The stoney hiking paths spiral through calming greenery and hundreds of Buddha statues called Sengohyaku rakan. Each one of the statues depict different humanistic characters and expressions that hours could be spent just studying them one by one. Their greetings all lead down to one of the biggest stone Buddha statues in Japan, Ishidaibutsu (The Great Stone Buddha). Located in an open field, this is yet another nice picnic spot. There are also small and big shrines here where visitors can pray. Though the Ishidaibutsu is well-known in association with Nokogiriyama, the best attractions are up towards the top, and at the expense of climbing back up endless stone steps, I would say it’s worth it. And I’ll show and tell you exactly why.
Hundreds of Sengohyakyu rakan statues lay along the paths on Nokogiriyama. Many were destroyed in a backlash of anti-Buddhist movements during the Meiji period.
Ishidaibutsu represents Yakushi Nyorai, the Buddha of Healing. The carving began in 1780 and took three years to complete.

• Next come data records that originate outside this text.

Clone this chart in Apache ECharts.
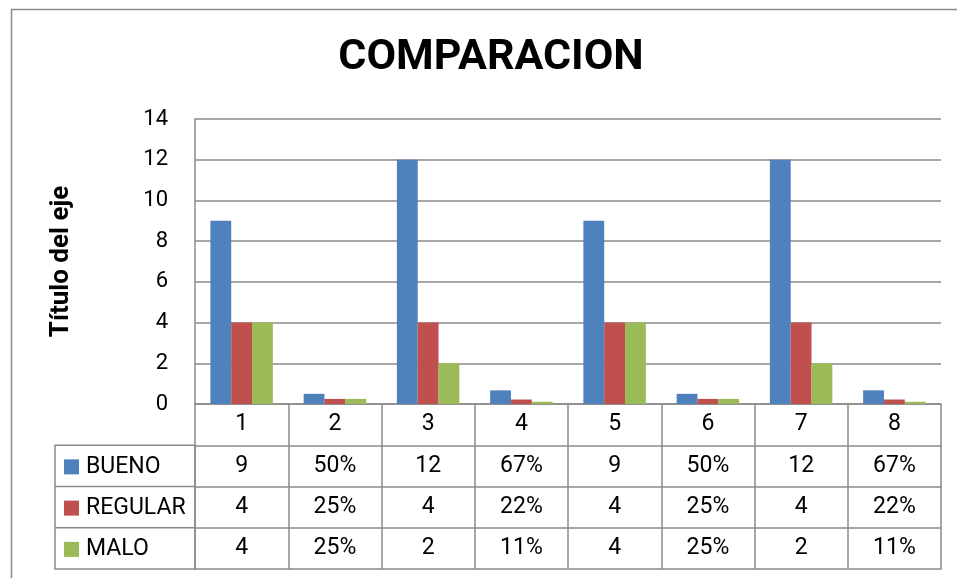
<!DOCTYPE html>
<html>
<head>
<meta charset="utf-8">
<script src="https://cdn.jsdelivr.net/npm/echarts@6/dist/echarts.min.js"></script>
<style>
  html, body { margin: 0; padding: 0; background: #fff; }
  #chart { width: 957px; height: 578px; }
</style>
</head>
<body>
<div id="chart"></div>
<script>
// datos
const categorias = ['1', '2', '3', '4', '5', '6', '7', '8']
const bueno = [9, 0.5, 12, 0.67, 9, 0.5, 12, 0.67]
const regular = [4, 0.25, 4, 0.22, 4, 0.25, 4, 0.22]
const malo = [4, 0.25, 2, 0.11, 4, 0.25, 2, 0.11]
const yTicks = [0, 2, 4, 6, 8, 10, 12, 14]

const FONT = 'Roboto'
const GRIS = '#8a8a8a'
const plotLeft = 195, plotRight = 941, plotTop = 119, plotBottom = 404
const rowH = 41.25
const legendLeft = 55

// 0.5 -> 50%, 9 -> 9
function celda(v) {
  return v < 1 ? Math.round(v * 100) + '%' : String(v)
}

const series = [
  { name: 'BUENO', data: bueno, color: '#4F81BD' },
  { name: 'REGULAR', data: regular, color: '#C0504D' },
  { name: 'MALO', data: malo, color: '#9BBB59' }
]

// ejes x: fila de categorias + una fila por serie + linea final
const tableRows = [categorias].concat(series.map(s => s.data.map(celda)))
const xAxes = tableRows.map((row, i) => ({
  type: 'category',
  data: row,
  position: 'bottom',
  offset: i * rowH,
  axisLine: { show: true, lineStyle: { color: GRIS, width: 1.5 } },
  axisTick: { show: true, length: rowH, inside: false, lineStyle: { color: GRIS, width: 1.5 } },
  axisLabel: {
    show: true, interval: 0, margin: 9, color: '#000',
    fontFamily: FONT, fontSize: 23, lineHeight: 23
  },
  splitLine: { show: false }
}))
xAxes.push({
  type: 'category',
  data: categorias,
  position: 'bottom',
  offset: tableRows.length * rowH,
  axisLine: { show: true, lineStyle: { color: GRIS, width: 1.5 } },
  axisTick: { show: false },
  axisLabel: { show: false }
})

const legends = series.map((s, i) => ({
  data: [s.name],
  orient: 'horizontal',
  left: 64,
  top: plotBottom + rowH * (i + 1.5) - 10.5,
  padding: 0,
  icon: 'rect',
  itemWidth: 15,
  itemHeight: 15,
  selectedMode: false,
  textStyle: { color: '#000', fontFamily: FONT, fontSize: 23, lineHeight: 15, padding: [0, 0, 0, 2] }
}))

// caja de la columna de leyenda
const tableTop = plotBottom + rowH
const tableBottom = plotBottom + rowH * 4
const graphics = [
  {
    type: 'rect', left: 9, top: 7, silent: true,
    shape: { x: 0, y: 0, width: 1000, height: 1000 },
    style: { fill: null, stroke: GRIS, lineWidth: 1.5 }
  },
  {
    type: 'rect', silent: true,
    shape: { x: legendLeft, y: tableTop, width: plotLeft - legendLeft, height: tableBottom - tableTop },
    style: { fill: null, stroke: GRIS, lineWidth: 1.5 }
  }
]
for (let i = 1; i < 3; i++) {
  graphics.push({
    type: 'line', silent: true,
    shape: { x1: legendLeft, y1: tableTop + rowH * i, x2: plotLeft, y2: tableTop + rowH * i },
    style: { stroke: GRIS, lineWidth: 1.5 }
  })
}

const chart = echarts.init(document.getElementById('chart'))
chart.setOption({
  backgroundColor: '#fff',
  animation: false,
  title: {
    text: 'COMPARACION',
    left: 486,
    textAlign: 'center',
    top: 32,
    textStyle: { fontFamily: FONT, fontWeight: 'bold', fontSize: 43, color: '#000' }
  },
  legend: legends,
  grid: {
    left: plotLeft,
    right: 957 - plotRight,
    top: plotTop,
    bottom: 578 - plotBottom,
    containLabel: false
  },
  xAxis: xAxes,
  yAxis: {
    type: 'value',
    min: yTicks[0],
    max: yTicks[yTicks.length - 1],
    interval: 2,
    name: 'Título del eje',
    nameLocation: 'middle',
    nameRotate: 90,
    nameGap: 121,
    nameTextStyle: { fontFamily: FONT, fontWeight: 'bold', fontSize: 26, color: '#000' },
    axisLine: { show: true, lineStyle: { color: GRIS, width: 1.5 } },
    axisTick: { show: false },
    axisLabel: { margin: 27, color: '#000', fontFamily: FONT, fontSize: 22 },
    splitLine: { show: true, lineStyle: { color: GRIS, width: 1.5 } }
  },
  series: series.map(s => ({
    name: s.name,
    type: 'bar',
    xAxisIndex: 0,
    data: s.data,
    barGap: '0%',
    barCategoryGap: '33%',
    itemStyle: { color: s.color }
  })),
  graphic: graphics
})
</script>
</body>
</html>
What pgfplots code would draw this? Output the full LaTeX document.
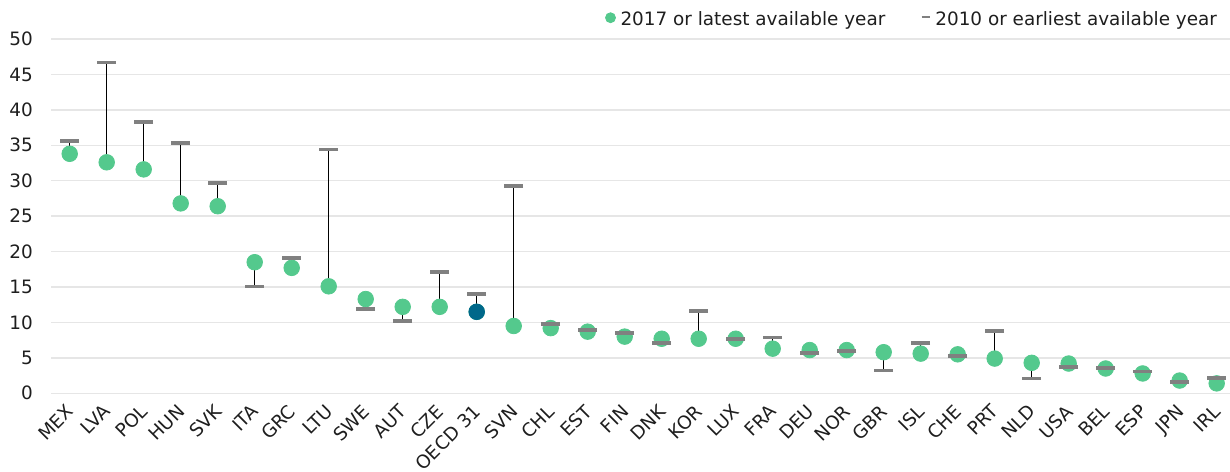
\documentclass[border=0pt]{standalone}
\usepackage{fontspec}
\setmainfont{DejaVu Sans}
\usepackage{pgfplots}
\pgfplotsset{compat=1.18}
\usepackage{pgfplotstable}
\definecolor{dotgreen}{RGB}{84,201,141}
\definecolor{oecdblue}{RGB}{0,104,138}
\definecolor{dashgray}{RGB}{128,128,128}
\definecolor{gridgray}{RGB}{230,230,230}
\definecolor{txt}{RGB}{30,30,30}

\pgfplotstableread{
x y17 y10
0 33.8 35.6
1 32.6 46.7
2 31.6 38.3
3 26.8 35.3
4 26.4 29.7
5 18.5 15.1
6 17.7 19.1
7 15.1 34.4
8 13.3 11.9
9 12.2 10.2
10 12.2 17.1
11 11.5 14.0
12 9.5 29.25
13 9.2 9.8
14 8.7 8.9
15 8.0 8.5
16 7.7 7.1
17 7.7 11.6
18 7.7 7.7
19 6.3 7.9
20 6.1 5.7
21 6.1 6.0
22 5.8 3.2
23 5.6 7.1
24 5.5 5.3
25 4.9 8.8
26 4.3 2.1
27 4.2 3.75
28 3.5 3.6
29 2.8 3.05
30 1.8 1.6
31 1.4 2.2
}\data

\begin{document}
\begin{tikzpicture}[font=\fontsize{9.2}{11}\selectfont, text=txt]
\useasboundingbox (0,0) rectangle (615pt,235.5pt);
\begin{axis}[
  at={(25.6pt,38.85pt)}, anchor=south west,
  scale only axis, width=589.4pt, height=177.15pt,
  xmin=-0.5, xmax=31.36, ymin=0, ymax=50,
  ytick={0,5,...,50},
  xtick={0,...,31},
  xticklabels={MEX,LVA,POL,HUN,SVK,ITA,GRC,LTU,SWE,AUT,CZE,OECD 31,SVN,CHL,EST,FIN,DNK,KOR,LUX,FRA,DEU,NOR,GBR,ISL,CHE,PRT,NLD,USA,BEL,ESP,JPN,IRL},
  axis line style={draw=none},
  major tick length=0pt,
  ymajorgrids, grid style={gridgray, line width=0.75pt},
  yticklabel style={inner sep=0pt, xshift=-9pt},
  xticklabel style={inner sep=0pt, xshift=-2.2pt, yshift=-4.8pt, rotate=45, anchor=north east},
  /pgf/number format/assume math mode=true,
  clip=false,
  legend cell align=left,
  legend columns=2,
  legend style={draw=none, fill=none, inner sep=0pt, outer sep=0pt,
    at={(0.989,1.053)}, anchor=east,
    nodes={inner sep=0pt, text=txt},
    /tikz/every odd column/.append style={column sep=2.3pt},
    /tikz/every even column/.append style={column sep=17.6pt}},
]
\addlegendimage{legend image code/.code={\fill[dotgreen] (2.5pt,1.25pt) circle (2.5pt);}}
\addlegendentry{2017 or latest available year}
\addlegendimage{legend image code/.code={\draw[dashgray, line width=1.1pt] (0,1.75pt) -- (4pt,1.75pt);}}
\addlegendentry{2010 or earliest available year}

\addplot[only marks, mark=none, forget plot,
  error bars/.cd, y dir=both, y explicit, error mark=none,
  error bar style={black, solid, line width=0.5pt}]
  table[x=x, y=y17,
    y error plus expr={max(\thisrow{y10}-\thisrow{y17},0)},
    y error minus expr={max(\thisrow{y17}-\thisrow{y10},0)}] {\data};

\addplot[dotgreen, only marks, mark=*, mark size=3.9pt, mark options={draw=none, fill=dotgreen}, forget plot]
  table[x=x, y=y17] {\data};
\addplot[oecdblue, only marks, mark=*, mark size=3.9pt, mark options={draw=none, fill=oecdblue}, forget plot]
  coordinates {(11,11.5)};
\addplot[dashgray, only marks, mark=-, mark size=4.75pt, mark options={draw=dashgray, line width=1.8pt}, forget plot]
  table[x=x, y=y10] {\data};
\end{axis}
\end{tikzpicture}
\end{document}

Climbing back up the mountain a different route, you’ll reach the back side of the mountain where the view below will give you even more chills, sans the protection of the cable car. This is the View of Hell, Jigoku Nozoki. With metal rails in sweaty palms, it’s worth a look. When the sun starts to sink low, it’s more mesmerizing than fearful. Peering at the shape of the overhanging rock from a viewpoint less than 10 meters (33 feet) away, you’ll notice the distinct saw-tooth shape: the origin of the mountain’s name. But turn your body over to face the ocean from this viewpoint and you will be able to catch a beautiful sunset and Mt. Fuji over the glistening orange shores. I did not stay at this viewpoint long enough to watch the entirety of the sunset, though I now wish I did. However, I was able to sneak in one more stop to take the fascinations with me on the road home.
Jigoku Nozoki: The View of Hell.
The descent down into the backwoods of the mountain was mystical in itself, only to be welcomed by a surprisingly huge carving of Hyakushaku Kannon. Standing over 100 feet (30 meters) high on her pretty lotus petals, one could share thousands of stories with her just by exchanging a few gazes. Representing the Goddess of Mercy, she was carved in remembrance of soldiers killed in World War II and civilians killed in accidents such as car crashes. It was particularly haunting to see some names carved out in the the stone walls nearby to honor such deceased loved ones. The carving’s presence again reminded me of how little we are in this world, surrounded by nature. It’s astonishing to think of how much history is cultivated on a mountain so small compared to its counterparts. As I scurried down Nokogiriyama to make it down before complete darkness, all I could focus on was not missing a narrow step and tumbling down the mountain all the way. But while eating sushi and meandering through the gift shops by the ferry dock, I reflected on how much of a great getaway to peace this day-trip was from Tokyo. The shooting star at the end was just the cherry on top to remind me of the great wonders of nature Japan has to offer.
Hyakushaku Kannon was carved out during the first half of the 1960s.
Sunset on the hike down Nokogiriyama.
Access Routes
Train: 90 minutes
From Tokyo Station take JR special express Sazanami to Hamakanaya Station, walking distance to the mountain from there.
Bus: 100 minutes
From Tokyo Station take the Keisei or Nitto high speed bus to Kisarazu Station then JR train from Kisarazu Station to Hamakanaya Station.
Ferry: 40 minutes (from departure port in Kanagawa) ~ 110 minutes
From Shinagawa or Yokohama Station take the Keikyu rapid to Keikyu-Kurihama Station, walk 20 minutes or take a bus to the Kurihama Ferry Terminal to catch the Tokyo Wan Ferry to its destination, Kanaya Port.